Collected material.
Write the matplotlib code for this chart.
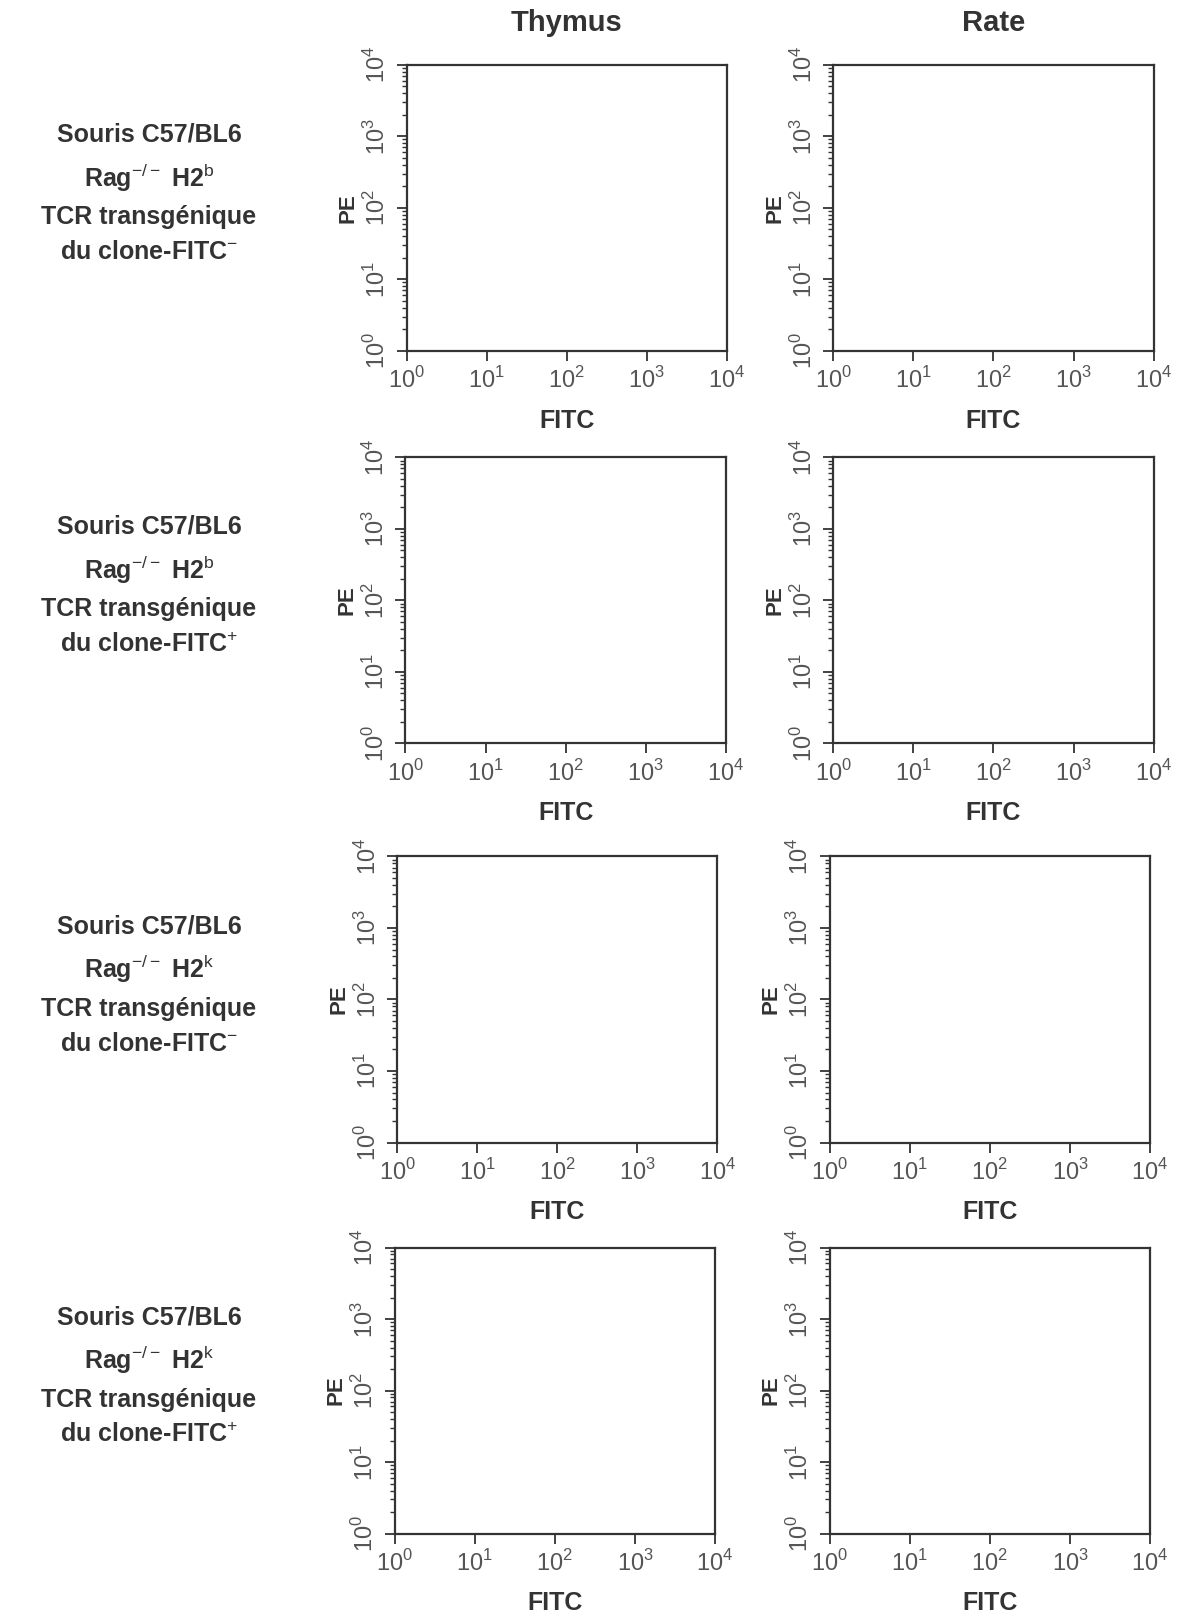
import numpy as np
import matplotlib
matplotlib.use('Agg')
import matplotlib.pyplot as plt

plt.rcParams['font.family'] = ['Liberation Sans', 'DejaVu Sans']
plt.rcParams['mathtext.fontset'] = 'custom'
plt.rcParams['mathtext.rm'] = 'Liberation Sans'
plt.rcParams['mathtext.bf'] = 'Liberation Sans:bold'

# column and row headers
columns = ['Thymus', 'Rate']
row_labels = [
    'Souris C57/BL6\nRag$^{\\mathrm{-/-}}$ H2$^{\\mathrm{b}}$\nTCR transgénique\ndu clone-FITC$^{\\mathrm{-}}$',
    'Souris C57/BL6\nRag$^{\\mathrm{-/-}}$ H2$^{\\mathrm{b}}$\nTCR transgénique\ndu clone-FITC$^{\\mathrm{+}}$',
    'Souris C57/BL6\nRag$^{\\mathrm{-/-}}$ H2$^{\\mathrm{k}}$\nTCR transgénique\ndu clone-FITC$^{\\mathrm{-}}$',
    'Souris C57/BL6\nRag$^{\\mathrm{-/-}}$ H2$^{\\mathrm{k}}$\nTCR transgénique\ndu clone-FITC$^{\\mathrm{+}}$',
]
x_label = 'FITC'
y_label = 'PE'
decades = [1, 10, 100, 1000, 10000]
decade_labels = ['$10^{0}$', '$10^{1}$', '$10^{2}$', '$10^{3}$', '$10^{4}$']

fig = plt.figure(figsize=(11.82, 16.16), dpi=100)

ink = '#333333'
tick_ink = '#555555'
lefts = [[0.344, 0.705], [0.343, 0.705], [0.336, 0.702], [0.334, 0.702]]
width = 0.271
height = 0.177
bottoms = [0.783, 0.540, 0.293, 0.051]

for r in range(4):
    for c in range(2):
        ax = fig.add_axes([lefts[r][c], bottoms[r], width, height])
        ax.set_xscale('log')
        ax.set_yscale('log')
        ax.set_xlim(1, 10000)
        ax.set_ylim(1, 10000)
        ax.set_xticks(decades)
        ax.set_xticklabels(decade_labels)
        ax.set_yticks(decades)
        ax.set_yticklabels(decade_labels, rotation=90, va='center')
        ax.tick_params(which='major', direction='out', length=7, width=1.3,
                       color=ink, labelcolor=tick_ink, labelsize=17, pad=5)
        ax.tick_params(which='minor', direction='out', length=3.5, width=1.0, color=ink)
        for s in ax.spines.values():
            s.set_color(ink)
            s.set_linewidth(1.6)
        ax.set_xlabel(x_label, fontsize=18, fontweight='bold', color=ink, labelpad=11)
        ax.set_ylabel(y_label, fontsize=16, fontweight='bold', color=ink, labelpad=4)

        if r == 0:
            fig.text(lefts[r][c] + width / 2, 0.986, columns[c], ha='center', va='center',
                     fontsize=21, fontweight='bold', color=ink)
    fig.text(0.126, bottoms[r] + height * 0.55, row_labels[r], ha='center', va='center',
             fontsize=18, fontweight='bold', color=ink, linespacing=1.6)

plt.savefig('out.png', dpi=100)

What you are asked to do. Starting with the first line of the data above and ending with the line containing "bottoms = [0.783, 0.540, 0.293, 0.051]", please restate every line exactly, leaving images out.

Worked solution.
Write the matplotlib code for this chart.
import numpy as np
import matplotlib
matplotlib.use('Agg')
import matplotlib.pyplot as plt

plt.rcParams['font.family'] = ['Liberation Sans', 'DejaVu Sans']
plt.rcParams['mathtext.fontset'] = 'custom'
plt.rcParams['mathtext.rm'] = 'Liberation Sans'
plt.rcParams['mathtext.bf'] = 'Liberation Sans:bold'

# column and row headers
columns = ['Thymus', 'Rate']
row_labels = [
    'Souris C57/BL6\nRag$^{\\mathrm{-/-}}$ H2$^{\\mathrm{b}}$\nTCR transgénique\ndu clone-FITC$^{\\mathrm{-}}$',
    'Souris C57/BL6\nRag$^{\\mathrm{-/-}}$ H2$^{\\mathrm{b}}$\nTCR transgénique\ndu clone-FITC$^{\\mathrm{+}}$',
    'Souris C57/BL6\nRag$^{\\mathrm{-/-}}$ H2$^{\\mathrm{k}}$\nTCR transgénique\ndu clone-FITC$^{\\mathrm{-}}$',
    'Souris C57/BL6\nRag$^{\\mathrm{-/-}}$ H2$^{\\mathrm{k}}$\nTCR transgénique\ndu clone-FITC$^{\\mathrm{+}}$',
]
x_label = 'FITC'
y_label = 'PE'
decades = [1, 10, 100, 1000, 10000]
decade_labels = ['$10^{0}$', '$10^{1}$', '$10^{2}$', '$10^{3}$', '$10^{4}$']

fig = plt.figure(figsize=(11.82, 16.16), dpi=100)

ink = '#333333'
tick_ink = '#555555'
lefts = [[0.344, 0.705], [0.343, 0.705], [0.336, 0.702], [0.334, 0.702]]
width = 0.271
height = 0.177
bottoms = [0.783, 0.540, 0.293, 0.051]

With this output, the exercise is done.